George Wilson

Personal information
- Date of birth: 14 January 1892
- Place of birth: Kirkham, England
- Date of death: 25 November 1961 (aged 69)
- Place of death: Blackpool, England
- Height: 5 ft 9 in (1.75 m)
- Position: Centre half

Youth career
- Willow's Rovers
- Fleetwood

Senior career*
- Years: Team / Apps / (Gls)
- Morecambe
- 1912–1920: Blackpool / 83 / (14)
- 1920–1925: Sheffield Wednesday / 185 / (5)
- 1925–1930: Nelson / 160 / (18)

International career
- 1921–1924: England / 12 / (0)

= George Wilson (footballer, born 1892) =

English footballer

George Wilson (14 January 1892 – 25 November 1961) was an English footballer who played in his club career at Blackpool and Sheffield Wednesday between 1912 and 1925. He made twelve appearances for England, seven as captain.

==Career==
Wilson was born in Kirkham, Lancashire, and after playing schoolboy football in both Blackpool and Preston, he joined Fleetwood and then Morecambe, playing in the West Lancashire League. He was spotted by a third Fylde Coast club, Blackpool, and signed for the Bloomfield Road outfit in early 1912, making his debut on 27 January in a home victory over Fulham.

After starting his first two games as a forward, Wilson was moved into a midfield role for the final seven games of the 1911–12 season. His only goal for Blackpool that campaign was the winner in a single-goal victory over Birmingham City at Bloomfield Road on 20 April 1912. He was Blackpool's top scorer in his second season at the club, with ten goals in 24 League appearances. Despite his efforts, Blackpool finished at the foot of the Second Division table, but were re-elected for the following season, of which he missed all but one game due to injury. On his return to the team during 1914–15, he established himself at centre half, and managed to get two goals to his name – the first in a 5–1 rout of Clapton Orient on 6 February 1915, and the second in a 2–1 defeat at Nottingham Forest seven days later.

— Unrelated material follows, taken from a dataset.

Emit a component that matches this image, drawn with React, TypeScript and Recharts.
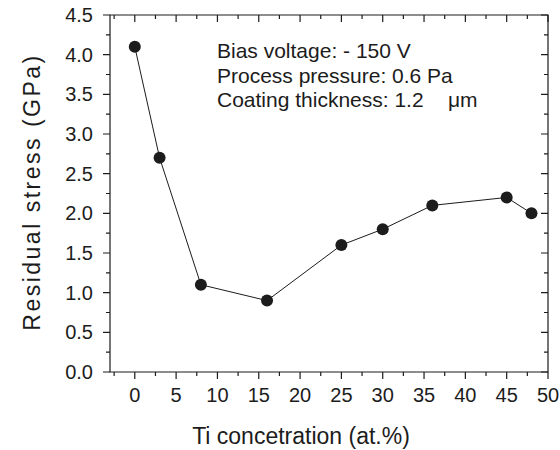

By the time that League football resumed after the First World War, he was "reckoned to be one of the best centre-halves in the game". In his final season at Blackpool, 1919–20, he made 22 League appearances and scored one goal – in the opening game of the season, a 4–2 victory over Leeds City at Bloomfield Road.

His form attracted him to clubs in the First Division and in March 1920 he crossed the Pennines to join The Wednesday for a fee of £3,000. Unfortunately, his arrival came too late to prevent Wednesday being relegated to the Second Division at the end of the 1919–20 season. Once again, he soon became the first-choice centre-half and, despite playing outside the top division, he was selected for the British Home Championship match against Wales on 14 March 1921. His England debut ended in a goalless draw. He retained his place for the next three matches, and was appointed captain for the match against Northern Ireland on 22 October 1921, which ended in a 1–1 draw.

He was unavailable for the next England match, and his place in the side, and his role as captain, was taken by Max Woosnam who thus gained his solitary England cap. Over the next few matches, Wilson shared the captaincy with Arthur Grimsdell and Charlie Buchan. He was appointed captain for a friendly match against Belgium played at The Arsenal Stadium on 19 March 1923 which ended in a 6–1 victory, with Kenneth Hegan scoring England's first two goals on his debut.

He continued to captain England until his final match against France on 17 May 1924. The match ended in a 3–1 victory, with England's goals coming from Vivian Gibbins (two) and Harry Storer. France's consolation goal was scored by Jules Dewaquez. In his England career, Wilson played twelve matches, seven as captain, with a record of four victories, four draws and four defeats.

He continued to play for Wednesday until July 1925, playing a total of 197 games in all competitions for the club, he then returned to Lancashire joining Nelson for a fee of £2,000. He gave good service to the Third Division North club over five years, before retiring from playing in the summer of 1930.

After retirement, he returned to Blackpool, where he became a licensee for thirty years until he retired in May 1961. He died six months later on 25 November 1961, aged 69.